In Europe and America, there is very little doubt but that it was the pressure of active feminists (male and female) which was the immediate cause for the main-line Churches to move to ordain women. This has been well documented and is doubted by few. (See e.g., Mark Chaves, Ordaining Women, Harvard University Press, 1997) Theological reasons were given to support what was demanded and then achieved on the basis of human rights doctrines. Biblical exegesis was brought into service of this cause but generally it did violence to the basic meaning of the texts and the analogy of faith for the Bible is irreducibly patriarchal! However, stating this does not negate the fact that many women really and truly have believed, and been encouraged to believe by others, that God was calling them to a presbyterate ministry, and further, in that ministry they have done and continue to do real good pastorally. God is gracious and often is pleased to bless that which is contrary to his Order for his Church.

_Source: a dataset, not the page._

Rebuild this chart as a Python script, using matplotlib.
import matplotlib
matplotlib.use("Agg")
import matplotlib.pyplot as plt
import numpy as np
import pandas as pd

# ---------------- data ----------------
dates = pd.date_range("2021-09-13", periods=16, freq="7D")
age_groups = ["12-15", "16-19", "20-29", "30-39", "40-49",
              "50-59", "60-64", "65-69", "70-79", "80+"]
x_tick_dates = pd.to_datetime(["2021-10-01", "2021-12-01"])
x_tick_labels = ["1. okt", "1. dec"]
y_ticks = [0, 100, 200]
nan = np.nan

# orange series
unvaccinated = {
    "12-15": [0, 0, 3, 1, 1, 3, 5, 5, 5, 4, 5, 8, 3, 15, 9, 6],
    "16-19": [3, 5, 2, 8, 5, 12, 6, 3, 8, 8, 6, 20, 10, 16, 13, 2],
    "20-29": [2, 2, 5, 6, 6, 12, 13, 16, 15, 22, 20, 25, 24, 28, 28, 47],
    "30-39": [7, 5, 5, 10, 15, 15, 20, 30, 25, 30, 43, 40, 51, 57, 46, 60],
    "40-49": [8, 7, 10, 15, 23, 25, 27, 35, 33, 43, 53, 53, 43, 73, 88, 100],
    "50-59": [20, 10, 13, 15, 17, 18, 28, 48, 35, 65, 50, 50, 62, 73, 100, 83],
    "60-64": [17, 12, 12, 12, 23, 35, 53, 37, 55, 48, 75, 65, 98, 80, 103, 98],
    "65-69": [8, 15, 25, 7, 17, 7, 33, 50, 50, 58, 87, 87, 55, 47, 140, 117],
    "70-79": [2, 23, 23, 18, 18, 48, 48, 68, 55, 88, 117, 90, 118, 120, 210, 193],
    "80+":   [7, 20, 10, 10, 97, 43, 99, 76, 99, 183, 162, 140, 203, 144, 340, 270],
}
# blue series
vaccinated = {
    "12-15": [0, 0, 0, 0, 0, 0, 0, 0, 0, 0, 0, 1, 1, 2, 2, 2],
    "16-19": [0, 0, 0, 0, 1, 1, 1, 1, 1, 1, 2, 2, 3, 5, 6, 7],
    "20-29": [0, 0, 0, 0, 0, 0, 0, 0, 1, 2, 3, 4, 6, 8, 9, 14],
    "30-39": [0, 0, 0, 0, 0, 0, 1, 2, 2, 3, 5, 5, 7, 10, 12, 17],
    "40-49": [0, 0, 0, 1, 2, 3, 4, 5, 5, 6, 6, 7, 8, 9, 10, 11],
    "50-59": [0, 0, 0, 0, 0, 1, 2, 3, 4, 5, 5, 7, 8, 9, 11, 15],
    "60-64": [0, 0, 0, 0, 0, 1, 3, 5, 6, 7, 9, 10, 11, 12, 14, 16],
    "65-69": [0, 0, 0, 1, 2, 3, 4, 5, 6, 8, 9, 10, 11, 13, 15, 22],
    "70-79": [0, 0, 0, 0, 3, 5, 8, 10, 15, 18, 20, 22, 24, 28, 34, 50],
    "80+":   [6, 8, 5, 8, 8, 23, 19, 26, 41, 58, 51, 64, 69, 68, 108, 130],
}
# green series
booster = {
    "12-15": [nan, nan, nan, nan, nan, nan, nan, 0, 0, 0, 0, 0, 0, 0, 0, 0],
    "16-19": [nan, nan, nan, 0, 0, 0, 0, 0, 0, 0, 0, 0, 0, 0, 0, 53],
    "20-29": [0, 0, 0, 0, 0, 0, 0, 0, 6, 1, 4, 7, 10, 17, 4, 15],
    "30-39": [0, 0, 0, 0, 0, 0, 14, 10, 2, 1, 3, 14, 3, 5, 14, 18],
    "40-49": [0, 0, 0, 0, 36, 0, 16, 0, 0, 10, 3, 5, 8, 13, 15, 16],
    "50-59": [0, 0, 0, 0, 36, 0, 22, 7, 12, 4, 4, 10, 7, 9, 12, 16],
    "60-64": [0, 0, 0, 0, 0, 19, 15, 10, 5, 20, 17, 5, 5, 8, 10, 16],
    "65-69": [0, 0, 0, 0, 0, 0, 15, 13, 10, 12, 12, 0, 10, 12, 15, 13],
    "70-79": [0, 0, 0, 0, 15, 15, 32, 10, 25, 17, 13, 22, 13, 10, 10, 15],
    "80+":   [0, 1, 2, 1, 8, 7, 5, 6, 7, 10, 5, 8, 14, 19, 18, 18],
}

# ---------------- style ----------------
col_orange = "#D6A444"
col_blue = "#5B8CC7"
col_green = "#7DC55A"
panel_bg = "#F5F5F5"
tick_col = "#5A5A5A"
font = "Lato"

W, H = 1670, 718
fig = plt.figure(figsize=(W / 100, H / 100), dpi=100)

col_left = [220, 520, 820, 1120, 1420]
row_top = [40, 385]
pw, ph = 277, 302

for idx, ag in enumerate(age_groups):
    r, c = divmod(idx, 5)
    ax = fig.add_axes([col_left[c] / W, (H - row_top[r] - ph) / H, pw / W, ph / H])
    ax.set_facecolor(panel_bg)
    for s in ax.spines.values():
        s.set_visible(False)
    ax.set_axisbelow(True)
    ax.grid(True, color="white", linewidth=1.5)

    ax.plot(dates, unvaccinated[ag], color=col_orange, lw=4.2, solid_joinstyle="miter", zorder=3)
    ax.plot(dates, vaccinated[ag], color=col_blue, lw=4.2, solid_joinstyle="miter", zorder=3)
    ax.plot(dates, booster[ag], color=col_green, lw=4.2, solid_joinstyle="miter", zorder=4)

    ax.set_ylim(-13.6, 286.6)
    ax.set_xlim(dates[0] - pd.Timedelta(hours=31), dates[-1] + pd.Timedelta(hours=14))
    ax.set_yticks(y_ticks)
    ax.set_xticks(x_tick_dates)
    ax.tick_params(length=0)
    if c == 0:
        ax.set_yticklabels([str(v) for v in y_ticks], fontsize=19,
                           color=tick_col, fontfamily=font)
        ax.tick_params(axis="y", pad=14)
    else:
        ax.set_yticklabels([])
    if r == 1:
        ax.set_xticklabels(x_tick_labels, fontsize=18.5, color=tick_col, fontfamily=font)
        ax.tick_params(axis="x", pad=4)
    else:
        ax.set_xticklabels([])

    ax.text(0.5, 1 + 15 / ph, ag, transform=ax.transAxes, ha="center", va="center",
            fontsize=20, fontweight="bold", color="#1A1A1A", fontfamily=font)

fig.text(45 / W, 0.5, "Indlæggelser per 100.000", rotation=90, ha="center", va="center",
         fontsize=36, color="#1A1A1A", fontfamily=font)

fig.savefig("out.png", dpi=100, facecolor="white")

Because the ordaining of women was clearly an acceptance of human rights in and by the mainline churches, it is both to be linked to other examples of the influence of human rights (e.g., the right to re-marriage in church by divorcees) and further, with them, to setting the mindset where other more examples of human rights claims were seen as required by a progressively liberal church doctrine. (All this has often based on Process Theology where God is presented as in process and thus changing and so the Church has to discern where the change is and go with it!)

It is very clear that the demands and claims of the LesBiGay lobby have worked on and from the stage of Christianized human rights doctrines which were used to cause the entry of theological and practical innovations in church life from the 1960s onwards. It has taken longer for “homosexual rights” to be generally accepted than rights for “heterosexuals” and for women in the mainline churches simply because there is a greater social and cultural resistance to overcome when the topic is what used to be called “sodomy.” (See further for the details my Episcopal Innovations, 1960-2004, from www.anglicanmarketplace.com or 1-800-PBS-1928)

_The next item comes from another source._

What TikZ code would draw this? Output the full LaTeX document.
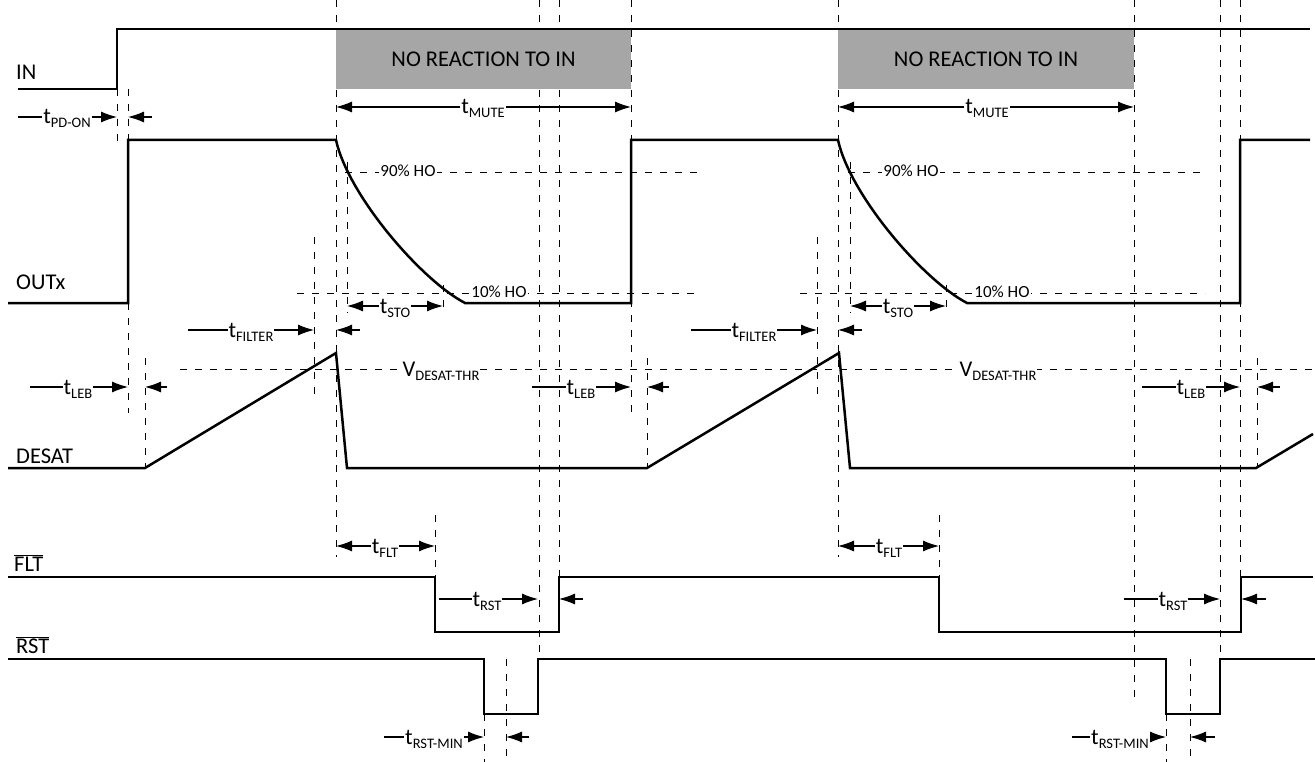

However, it is reasonably clear that the same kind of biblical exegesis and interpretation which has been used to justify the right to remarriage in church and the right of a woman to be a presbyter is that which is used by the advocates of convenanted same-sex partnerships. In the West, it is therefore most likely, in the ethos of human rights which dominates life in general, that a church which changes its received doctrine on marriage and male “headship” is wide open to changing its doctrine on same-sex activities and relationships. It has no leg to stand on to stop at one point or another!

In Africa, especially where there remains strong tribal feeling and where there is the competitive pressure of Islam, the likelihood of the churches which ordain women moving rapidly to blessing same-sex unions is highly unlikely in the immediate future. Yet the human rights ethos and agenda is a very powerful one and no-one has yet clearly shown where are the brakes to apply in order to slow it down. Further, since the Western mainline churches have changed their received ways of biblical interpretation and exegesis because of human rights pressures, it is difficult to know where this approach will lead and what it will justify!

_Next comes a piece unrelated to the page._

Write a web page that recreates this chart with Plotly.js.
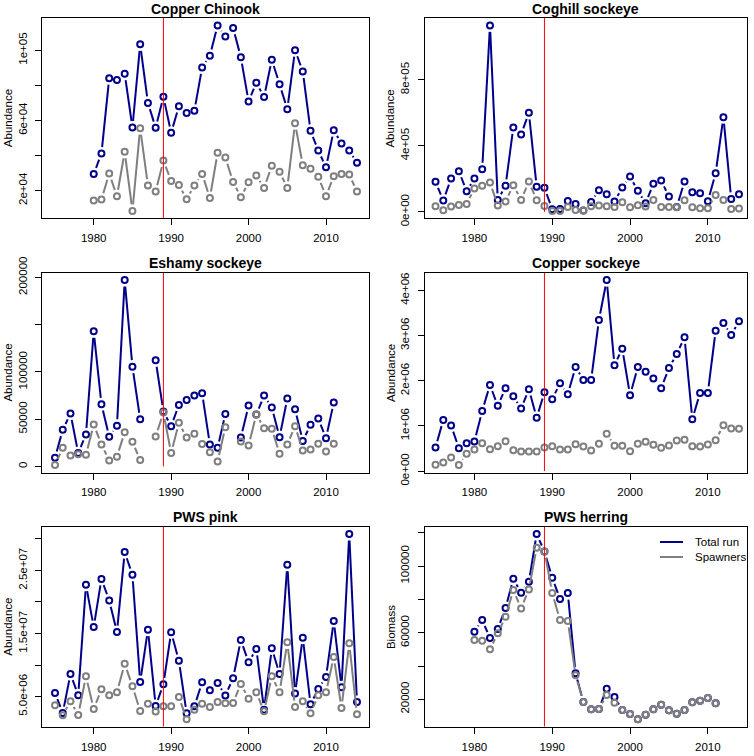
<!DOCTYPE html>
<html><head><meta charset="utf-8">
<script src="https://cdn.plot.ly/plotly-3.0.1.min.js"></script>
<style>html,body{margin:0;padding:0;background:#fff}</style>
</head><body><div id="chart" style="width:754px;height:756px"></div>
<script>
// ---------------- data ----------------
const years7514 = [1975,1976,1977,1978,1979,1980,1981,1982,1983,1984,1985,1986,1987,1988,1989,1990,1991,1992,1993,1994,1995,1996,1997,1998,1999,2000,2001,2002,2003,2004,2005,2006,2007,2008,2009,2010,2011,2012,2013,2014];
const years8014 = [1980,1981,1982,1983,1984,1985,1986,1987,1988,1989,1990,1991,1992,1993,1994,1995,1996,1997,1998,1999,2000,2001,2002,2003,2004,2005,2006,2007,2008,2009,2010,2011,2012,2013,2014];
const years7511 = [1975,1976,1977,1978,1979,1980,1981,1982,1983,1984,1985,1986,1987,1988,1989,1990,1991,1992,1993,1994,1995,1996,1997,1998,1999,2000,2001,2002,2003,2004,2005,2006,2007,2008,2009,2010,2011];
const years8011 = [1980,1981,1982,1983,1984,1985,1986,1987,1988,1989,1990,1991,1992,1993,1994,1995,1996,1997,1998,1999,2000,2001,2002,2003,2004,2005,2006,2007,2008,2009,2010,2011];

const chinookTotal = [29500,41100,84100,83000,86600,56000,103400,70000,55800,73500,52900,68100,64200,65500,90200,96900,114200,107900,112700,96100,70800,81500,73300,94600,80700,66400,100100,87900,54100,42800,33300,54400,46800,42800,35800];
const chinookSpawn = [14300,14900,29700,16800,42100,8400,55600,22900,19400,37100,25500,23200,15100,22900,29500,15800,41500,38800,24900,16200,24800,28600,21500,34100,30700,21500,58400,34500,32400,27800,16800,28200,29500,29100,19400];

const coghillTotal = [181800,68700,202000,246500,125300,202000,258600,1129300,72700,157600,511100,468700,600000,151500,145500,16200,18200,66700,48500,8100,60600,131300,107100,62600,147500,214100,127300,52500,169700,189900,92900,30300,183800,119200,113100,64600,234300,573700,78800,107100];
const coghillSpawn = [34300,10100,32300,42400,48500,141400,157600,177800,38400,62600,161600,72700,183800,70700,36400,6100,6100,30300,12100,8100,34300,38400,34300,30300,58600,28300,40400,32300,72700,30300,30300,28300,70700,28300,22200,22200,103000,72700,18200,20200];

const eshamyTotal = [9200,38700,56000,14100,33800,143000,65800,31300,43000,197200,105600,50000,null,112300,58100,42600,65100,70400,75000,77500,23200,19700,55600,null,30600,64400,54900,75000,62300,31000,71800,60600,26800,44000,50700,29900,67600];
const eshamySpawn = [1400,19700,11600,13000,12300,44400,23200,6300,10200,36300,26100,6700,null,31700,57000,14100,46100,30600,34500,23600,15100,5300,41500,null,26400,22200,54900,40500,39800,13400,23200,42600,16900,18000,23900,15800,23900];

const copperSockTotal = [523000,1134000,1009000,508000,619000,656000,1333000,1908000,1444000,1834000,1657000,1385000,1812000,1179000,1746000,1591000,1945000,1702000,2306000,2018000,2018000,3344000,4228000,2342000,2711000,1679000,2306000,2202000,2048000,1834000,2283000,2593000,2961000,1149000,1731000,1731000,3108000,3278000,3013000,3315000];
const copperSockSpawn = [140000,192000,302000,133000,383000,479000,619000,486000,552000,663000,464000,435000,435000,435000,523000,552000,479000,479000,597000,545000,457000,604000,825000,560000,560000,442000,604000,648000,582000,516000,567000,678000,692000,552000,545000,589000,685000,1017000,943000,935000];

const pinkTotal = [5580000,2410000,8590000,5210000,22730000,16030000,23630000,20250000,15240000,27900000,24310000,7320000,15610000,3520000,6950000,15190000,10700000,2360000,3470000,7270000,6000000,7160000,5160000,7900000,13970000,10440000,12550000,2940000,12650000,8590000,25900000,5480000,14340000,3790000,6210000,8110000,16980000,6480000,30750000,4160000];
const pinkSpawn = [3630000,2050000,4260000,2100000,8220000,3050000,6160000,5210000,5690000,10220000,6640000,2730000,3890000,2630000,3470000,3470000,4950000,1410000,2940000,3890000,3360000,4160000,3950000,4000000,7010000,4680000,5690000,2680000,8220000,5690000,13600000,3360000,4260000,2360000,5210000,5690000,11280000,3210000,13440000,2200000];

const herringTotal = [60600,67600,56800,62200,74800,92400,84000,90600,119200,108800,93000,80200,83800,35600,18400,14000,14200,26400,21400,13600,11200,8000,10800,14000,16800,13400,11400,13600,18200,19200,20800,17600];
const herringSpawn = [55600,55200,50000,59600,69600,85600,74600,86000,111000,108800,83800,67600,67000,34400,18400,14000,14200,22600,18000,13600,11200,8000,10800,14000,16800,13400,11400,13600,18200,19200,20800,17600];

const panelTitles = ["Copper Chinook","Coghill sockeye","Eshamy sockeye","Copper sockeye","PWS pink","PWS herring"];
const yLabels = ["Abundance","Abundance","Abundance","Abundance","Abundance","Biomass"];
const xTickVals = [1980,1990,2000,2010];
const yTickVals = [
  [20000,40000,60000,80000,100000],
  [0,400000,800000,1200000],
  [0,50000,100000,150000,200000],
  [0,1000000,2000000,3000000,4000000],
  [5000000,10000000,15000000,20000000,25000000,30000000],
  [20000,40000,60000,80000,100000,120000]
];
const yTickText = [
  ["2e+04","","6e+04","","1e+05"],
  ["0e+00","4e+05","8e+05",""],
  ["0","50000","100000","","200000"],
  ["0e+00","1e+06","2e+06","3e+06","4e+06"],
  ["5.0e+06","","1.5e+07","","2.5e+07",""],
  ["20000","","60000","","100000",""]
];
const legendNames = ["Total run","Spawners"];
const eventYear = 1989;

// ---------------- layout geometry ----------------
const W = 754, H = 756;
const colPx = [[42.3,369.3],[424.7,747]];
const rowPx = [[18,218.3],[272.7,472.5],[526.7,726.7]];
const colXRange = [[1973.36,2015.59],[1973.61,2015.03]];
const BLUE = "#00008B", GRAY = "#7F7F7F";
const FONT = "Liberation Sans, Arial, Helvetica, sans-serif";
const GAP = 6.5; // px gap between line ends and points (R type="b")

const panels = [
  {x: years8014, tot: chinookTotal, sp: chinookSpawn},
  {x: years7514, tot: coghillTotal, sp: coghillSpawn},
  {x: years7511, tot: eshamyTotal, sp: eshamySpawn},
  {x: years7514, tot: copperSockTotal, sp: copperSockSpawn},
  {x: years7514, tot: pinkTotal, sp: pinkSpawn},
  {x: years8011, tot: herringTotal, sp: herringSpawn}
];

function gapSegments(xs, ys, xr, yr, wpx, hpx, d) {
  const sx = wpx/(xr[1]-xr[0]), sy = hpx/(yr[1]-yr[0]);
  const X = [], Y = [];
  for (let i = 1; i < xs.length; i++) {
    const x0 = xs[i-1], y0 = ys[i-1], x1 = xs[i], y1 = ys[i];
    if (y0 == null || y1 == null) continue;
    const dx = (x1-x0)*sx, dy = (y1-y0)*sy, L = Math.hypot(dx, dy);
    const f = d / L;
    if (f >= 0.5) continue;
    X.push(x0 + f*(x1-x0), x1 - f*(x1-x0), null);
    Y.push(y0 + f*(y1-y0), y1 - f*(y1-y0), null);
  }
  return {X, Y};
}

const traces = [], shapes = [], annotations = [];
const layout = {
  width: W, height: H, autosize: false,
  margin: {l:0, r:0, t:0, b:0},
  paper_bgcolor: "#fff", plot_bgcolor: "#fff",
  font: {family: FONT, color: "#000", size: 11.5},
  showlegend: false
};

panels.forEach((p, i) => {
  const n = i + 1;
  const col = i % 2, row = Math.floor(i / 2);
  const [l, r] = colPx[col], [t, b] = rowPx[row];
  const xr = colXRange[col];
  const all = p.tot.concat(p.sp).filter(v => v != null);
  const mn = Math.min(...all), mx = Math.max(...all), ext = 0.04*(mx-mn);
  const yr = [mn - ext, mx + ext];
  const xa = "x" + n, ya = "y" + n;
  const series = [[p.tot, BLUE, legendNames[0]], [p.sp, GRAY, legendNames[1]]];
  series.forEach(([vals, color, name]) => {
    const seg = gapSegments(p.x, vals, xr, yr, r-l, b-t, GAP);
    traces.push({type:"scatter", mode:"lines", x: seg.X, y: seg.Y, xaxis: xa, yaxis: ya,
      line:{color, width:2}, name, hoverinfo:"skip", connectgaps:false});
    traces.push({type:"scatter", mode:"markers", x: p.x, y: vals, xaxis: xa, yaxis: ya, name,
      marker:{symbol:"circle-open", size:6, color, line:{width:2, color}}, cliponaxis:false});
  });
  const axCommon = {showline:true, mirror:true, linecolor:"#000", linewidth:1, ticks:"outside",
    ticklen:6, tickwidth:1, tickcolor:"#000", showgrid:false, zeroline:false, automargin:false,
    fixedrange:true, tickfont:{family:FONT, size:11.5, color:"#000"}};
  layout["xaxis" + (n===1?"":n)] = Object.assign({}, axCommon, {
    domain:[l/W, r/W], range: xr, anchor: ya, tickmode:"array", tickvals: xTickVals,
    ticktext: xTickVals.map(String), ticklabelstandoff: 3
  });
  layout["yaxis" + (n===1?"":n)] = Object.assign({}, axCommon, {
    domain:[1-b/H, 1-t/H], range: yr, anchor: xa, tickmode:"array", tickvals: yTickVals[i],
    ticktext: yTickText[i], tickangle: -90, ticklabelstandoff: 4
  });
  shapes.push({type:"line", xref: xa, yref: ya, x0: eventYear, x1: eventYear,
    y0: Math.max(0, yr[0]), y1: yr[1], line:{color:"#FF0000", width:1}, layer:"above"});
  annotations.push({xref:"paper", yref:"paper", x:(l+r)/2/W, y:1-(t-9.5)/H, xanchor:"center", yanchor:"middle",
    text:"<b>"+panelTitles[i]+"</b>", showarrow:false, font:{family:FONT, size:14, color:"#000"}});
  annotations.push({xref:"paper", yref:"paper", x:(l-34.3)/W, y:1-(t+b)/2/H, xanchor:"center", yanchor:"middle",
    text:yLabels[i], textangle:-90, showarrow:false, font:{family:FONT, size:11.5, color:"#000"}});
});

// legend for the herring panel (key swatches + labels)
const legendColors = [BLUE, GRAY];
const legendRowsPx = [542, 557];
legendNames.forEach((nm, k) => {
  shapes.push({type:"line", xref:"paper", yref:"paper", x0:660/W, x1:683/W,
    y0:1-legendRowsPx[k]/H, y1:1-legendRowsPx[k]/H, line:{color:legendColors[k], width:2}});
  annotations.push({xref:"paper", yref:"paper", x:693/W, y:1-legendRowsPx[k]/H, xanchor:"left", yanchor:"middle",
    text:nm, showarrow:false, font:{family:FONT, size:11.5, color:"#000"}});
});

layout.shapes = shapes;
layout.annotations = annotations;

Plotly.newPlot("chart", traces, layout, {displayModeBar:false, staticPlot:true});
</script>
</body></html>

One final point. I worry that the conservative Primates of the Global South do not fully realize just how influential and powerful has been and is the human rights agenda/ ethos in Europe and America, and thus they do not full see that their support of women’s ordination (or their non-opposition to it) is actually contributing in ways that are not too far below the surface to the erosion of the very Faith which they want to maintain and support! Again, not because women are evil and men are good, but because to ordain women is to set aside God’s will in creation and in the new covenant that man is male and female, in that order.